Question 4. What do you consider the major challenge to a career in civil engineering?

I think the biggest challenge to a career in civil engineering is having the time and opportunity to find your passions within the profession.  There are so many wonderful elements within civil engineering to explore; building bridges or buildings, improving the environment, modeling or designing roads or traffic or ITS systems; the list is endless.  You may also find your passion through remaining technically focused, becoming a project manager, or taking on other managerial roles within your company.  However, I see the challenge that for many students, decisions on which “track” (environmental, structural, transportation, etc.) that you would like to pursue as a career happens early in college. Internships then offer a small opportunity to explore options within the profession, but once you enter a full-time job that flexibility becomes a little more limited.  Depending on your employer, you may have opportunities to experience different types of work.  However, most of the time, there may not be a wide range of projects to work on or space in the budget for continuously learning and experiencing various aspects of civil engineering.   While the civil engineering profession is certainly more flexible than others, the more that managers can support younger engineers to explore their passions, the better the profession will be as a whole. 

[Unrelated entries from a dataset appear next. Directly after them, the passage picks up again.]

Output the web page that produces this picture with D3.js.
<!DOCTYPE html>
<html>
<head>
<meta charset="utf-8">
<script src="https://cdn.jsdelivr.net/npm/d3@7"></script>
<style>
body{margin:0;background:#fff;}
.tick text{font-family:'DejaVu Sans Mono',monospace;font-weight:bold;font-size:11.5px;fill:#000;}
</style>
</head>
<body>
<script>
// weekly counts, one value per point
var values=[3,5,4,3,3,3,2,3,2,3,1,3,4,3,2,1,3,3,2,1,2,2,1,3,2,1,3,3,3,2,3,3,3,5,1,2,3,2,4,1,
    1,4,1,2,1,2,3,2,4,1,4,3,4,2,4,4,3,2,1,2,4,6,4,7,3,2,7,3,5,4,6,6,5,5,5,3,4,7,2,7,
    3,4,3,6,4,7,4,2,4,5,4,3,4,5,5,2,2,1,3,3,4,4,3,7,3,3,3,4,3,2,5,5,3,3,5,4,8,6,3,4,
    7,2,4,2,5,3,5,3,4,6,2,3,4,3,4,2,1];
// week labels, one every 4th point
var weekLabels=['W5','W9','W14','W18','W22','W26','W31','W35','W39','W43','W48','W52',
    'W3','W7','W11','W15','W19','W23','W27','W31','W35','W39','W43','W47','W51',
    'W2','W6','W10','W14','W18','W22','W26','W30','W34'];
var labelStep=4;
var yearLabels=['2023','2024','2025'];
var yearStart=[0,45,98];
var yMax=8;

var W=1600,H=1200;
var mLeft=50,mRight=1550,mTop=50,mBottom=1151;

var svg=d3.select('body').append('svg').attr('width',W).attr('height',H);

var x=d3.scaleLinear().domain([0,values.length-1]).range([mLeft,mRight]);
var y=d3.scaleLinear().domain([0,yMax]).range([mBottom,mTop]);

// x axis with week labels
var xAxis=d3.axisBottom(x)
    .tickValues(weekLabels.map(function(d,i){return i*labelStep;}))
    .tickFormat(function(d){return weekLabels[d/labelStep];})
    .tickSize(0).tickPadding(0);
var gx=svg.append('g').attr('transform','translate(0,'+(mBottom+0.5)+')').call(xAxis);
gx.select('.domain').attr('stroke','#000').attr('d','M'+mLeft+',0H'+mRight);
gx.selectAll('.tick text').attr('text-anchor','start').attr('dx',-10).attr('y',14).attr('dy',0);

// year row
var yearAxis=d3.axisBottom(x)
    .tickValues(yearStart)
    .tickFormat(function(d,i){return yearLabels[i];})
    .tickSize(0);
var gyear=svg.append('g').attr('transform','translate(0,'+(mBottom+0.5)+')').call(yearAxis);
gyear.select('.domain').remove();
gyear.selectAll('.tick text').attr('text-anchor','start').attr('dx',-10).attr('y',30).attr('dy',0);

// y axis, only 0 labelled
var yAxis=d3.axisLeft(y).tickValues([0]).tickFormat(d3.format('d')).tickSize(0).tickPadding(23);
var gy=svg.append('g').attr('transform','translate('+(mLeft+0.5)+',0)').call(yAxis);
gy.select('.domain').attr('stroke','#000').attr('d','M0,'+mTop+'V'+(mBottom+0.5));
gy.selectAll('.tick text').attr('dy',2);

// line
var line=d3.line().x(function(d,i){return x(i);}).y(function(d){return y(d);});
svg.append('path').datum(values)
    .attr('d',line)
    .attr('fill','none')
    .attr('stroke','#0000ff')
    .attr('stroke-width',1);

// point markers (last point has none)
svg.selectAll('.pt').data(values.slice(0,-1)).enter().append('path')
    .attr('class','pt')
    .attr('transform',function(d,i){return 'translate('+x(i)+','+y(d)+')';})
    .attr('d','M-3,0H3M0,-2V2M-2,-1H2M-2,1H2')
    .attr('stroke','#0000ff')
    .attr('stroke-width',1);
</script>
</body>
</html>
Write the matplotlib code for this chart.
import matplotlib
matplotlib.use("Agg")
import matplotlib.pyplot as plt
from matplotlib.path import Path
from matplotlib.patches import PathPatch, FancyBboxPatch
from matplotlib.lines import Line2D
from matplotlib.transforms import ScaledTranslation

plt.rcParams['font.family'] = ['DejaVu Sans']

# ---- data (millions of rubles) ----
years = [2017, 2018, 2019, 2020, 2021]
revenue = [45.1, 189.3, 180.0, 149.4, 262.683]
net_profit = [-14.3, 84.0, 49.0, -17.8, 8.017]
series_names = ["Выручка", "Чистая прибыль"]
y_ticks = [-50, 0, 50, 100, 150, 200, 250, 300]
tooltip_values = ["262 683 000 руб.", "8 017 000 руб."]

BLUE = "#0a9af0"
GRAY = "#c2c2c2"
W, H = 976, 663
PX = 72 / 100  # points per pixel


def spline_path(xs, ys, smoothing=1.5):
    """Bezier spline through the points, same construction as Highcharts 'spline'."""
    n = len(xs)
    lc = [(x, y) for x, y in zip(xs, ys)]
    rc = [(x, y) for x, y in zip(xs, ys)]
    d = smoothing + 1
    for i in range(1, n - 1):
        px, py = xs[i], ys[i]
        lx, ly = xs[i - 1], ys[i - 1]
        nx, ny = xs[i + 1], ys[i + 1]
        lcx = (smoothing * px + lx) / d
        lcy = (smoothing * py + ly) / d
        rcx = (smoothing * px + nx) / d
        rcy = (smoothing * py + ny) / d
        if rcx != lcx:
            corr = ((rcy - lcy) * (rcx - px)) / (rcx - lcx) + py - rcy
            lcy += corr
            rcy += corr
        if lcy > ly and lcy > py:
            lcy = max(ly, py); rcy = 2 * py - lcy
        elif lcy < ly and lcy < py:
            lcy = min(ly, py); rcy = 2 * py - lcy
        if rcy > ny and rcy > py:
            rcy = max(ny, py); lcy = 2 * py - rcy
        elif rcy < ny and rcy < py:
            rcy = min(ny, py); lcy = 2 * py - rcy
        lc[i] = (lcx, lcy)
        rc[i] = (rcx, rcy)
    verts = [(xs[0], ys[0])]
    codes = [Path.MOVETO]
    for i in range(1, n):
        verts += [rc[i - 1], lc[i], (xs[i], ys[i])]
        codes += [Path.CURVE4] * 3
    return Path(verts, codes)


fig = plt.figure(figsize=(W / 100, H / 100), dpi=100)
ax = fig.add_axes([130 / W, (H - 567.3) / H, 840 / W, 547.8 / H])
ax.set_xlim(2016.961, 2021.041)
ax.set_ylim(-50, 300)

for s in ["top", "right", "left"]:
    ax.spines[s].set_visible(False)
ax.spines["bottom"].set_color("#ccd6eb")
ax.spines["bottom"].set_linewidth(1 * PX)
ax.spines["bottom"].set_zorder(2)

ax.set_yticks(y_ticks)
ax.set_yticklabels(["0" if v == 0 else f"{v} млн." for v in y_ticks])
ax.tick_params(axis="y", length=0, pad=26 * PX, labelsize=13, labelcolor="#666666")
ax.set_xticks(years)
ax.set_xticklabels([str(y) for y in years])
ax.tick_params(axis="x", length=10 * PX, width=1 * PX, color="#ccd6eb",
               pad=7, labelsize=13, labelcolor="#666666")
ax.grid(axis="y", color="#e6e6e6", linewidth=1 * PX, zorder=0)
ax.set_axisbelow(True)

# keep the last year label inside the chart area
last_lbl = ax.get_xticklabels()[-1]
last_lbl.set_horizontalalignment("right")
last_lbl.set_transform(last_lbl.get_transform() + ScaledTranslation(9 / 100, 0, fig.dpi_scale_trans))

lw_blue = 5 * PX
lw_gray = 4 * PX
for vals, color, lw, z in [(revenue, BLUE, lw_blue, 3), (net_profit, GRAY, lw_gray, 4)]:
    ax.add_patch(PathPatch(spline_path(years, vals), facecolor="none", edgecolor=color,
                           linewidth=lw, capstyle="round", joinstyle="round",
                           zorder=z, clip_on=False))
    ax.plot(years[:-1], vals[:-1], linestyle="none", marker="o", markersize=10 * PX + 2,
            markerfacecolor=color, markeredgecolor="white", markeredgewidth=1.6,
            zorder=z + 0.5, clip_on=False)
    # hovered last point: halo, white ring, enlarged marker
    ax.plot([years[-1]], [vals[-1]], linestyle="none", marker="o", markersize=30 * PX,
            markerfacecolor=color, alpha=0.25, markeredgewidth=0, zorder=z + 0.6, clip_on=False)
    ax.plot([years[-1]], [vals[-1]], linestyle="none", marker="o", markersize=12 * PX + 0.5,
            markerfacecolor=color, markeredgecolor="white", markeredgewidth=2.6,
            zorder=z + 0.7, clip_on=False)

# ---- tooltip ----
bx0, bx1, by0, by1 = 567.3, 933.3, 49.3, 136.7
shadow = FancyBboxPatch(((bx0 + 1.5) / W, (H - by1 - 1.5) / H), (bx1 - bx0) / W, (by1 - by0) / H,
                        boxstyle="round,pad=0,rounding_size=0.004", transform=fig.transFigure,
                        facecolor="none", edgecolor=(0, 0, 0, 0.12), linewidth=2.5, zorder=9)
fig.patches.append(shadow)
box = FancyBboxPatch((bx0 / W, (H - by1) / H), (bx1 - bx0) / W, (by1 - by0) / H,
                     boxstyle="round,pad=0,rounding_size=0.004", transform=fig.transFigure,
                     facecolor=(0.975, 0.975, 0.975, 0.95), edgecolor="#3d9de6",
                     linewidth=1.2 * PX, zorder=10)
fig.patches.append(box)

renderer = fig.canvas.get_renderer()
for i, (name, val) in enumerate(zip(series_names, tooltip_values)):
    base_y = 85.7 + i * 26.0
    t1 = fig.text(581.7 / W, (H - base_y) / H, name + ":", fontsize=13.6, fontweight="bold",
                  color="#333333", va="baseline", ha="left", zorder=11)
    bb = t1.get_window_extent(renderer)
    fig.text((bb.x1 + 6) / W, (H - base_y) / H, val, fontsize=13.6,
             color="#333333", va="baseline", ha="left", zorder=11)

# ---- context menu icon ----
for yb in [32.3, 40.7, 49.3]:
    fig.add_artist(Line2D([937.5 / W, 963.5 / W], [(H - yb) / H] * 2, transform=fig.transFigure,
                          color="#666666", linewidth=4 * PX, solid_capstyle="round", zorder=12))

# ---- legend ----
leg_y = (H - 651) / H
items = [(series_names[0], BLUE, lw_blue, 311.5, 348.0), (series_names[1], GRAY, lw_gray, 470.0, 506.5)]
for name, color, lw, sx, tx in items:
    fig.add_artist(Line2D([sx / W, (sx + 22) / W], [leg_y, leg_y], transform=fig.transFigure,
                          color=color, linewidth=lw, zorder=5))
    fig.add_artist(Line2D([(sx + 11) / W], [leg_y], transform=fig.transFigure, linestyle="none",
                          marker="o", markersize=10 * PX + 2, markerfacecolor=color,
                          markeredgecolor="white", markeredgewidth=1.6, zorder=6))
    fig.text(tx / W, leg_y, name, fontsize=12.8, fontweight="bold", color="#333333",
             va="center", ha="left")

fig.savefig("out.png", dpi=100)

Question 5. Tell us about your volunteer activities. What is the motivating factor for volunteering? How has being a volunteer enriched your professional career?

In addition to volunteering with ASCE I also serve on the board of the WTS Central VA chapter.  I have served as treasurer and membership chair for WTS in addition to serving on various committees. One of my favorite committees within WTS is their Transportation YOU program.  In this program, we expose middle school aged girls to various careers in transportation.  I really enjoy getting to connect with the girls and teach them more about my career in structural engineering and share my passion for bridge design. 

I also enjoy helping our ASCE branch host their annual Popsicle bridge competition for middle and high schoolers.  In addition, I try to take advantage of other opportunities to go into local classrooms to discuss bridges, or engineering as a profession.  It offers a chance to connect with students and help them understand the opportunities that careers in civil engineering could provide.

During college and prior to growing our family, I enjoyed volunteering for Habitat for Humanity.  Not only does it give you hands-on experience constructing a home, it also offers a way to connect with your community.  I also enjoy the hands-on, sweat equity that comes with volunteering with Habitat, especially since most of my day job is spent indoors in front of a computer.

I feel that my life benefits from these volunteer efforts as much as what I am able to give back through volunteering.  ASCE and WTS have helped me develop a strong network of peers in my profession that I can connect with and grow throughout my career.  Also my time volunteering with students has helped me realize my own passions and be grateful for my current profession.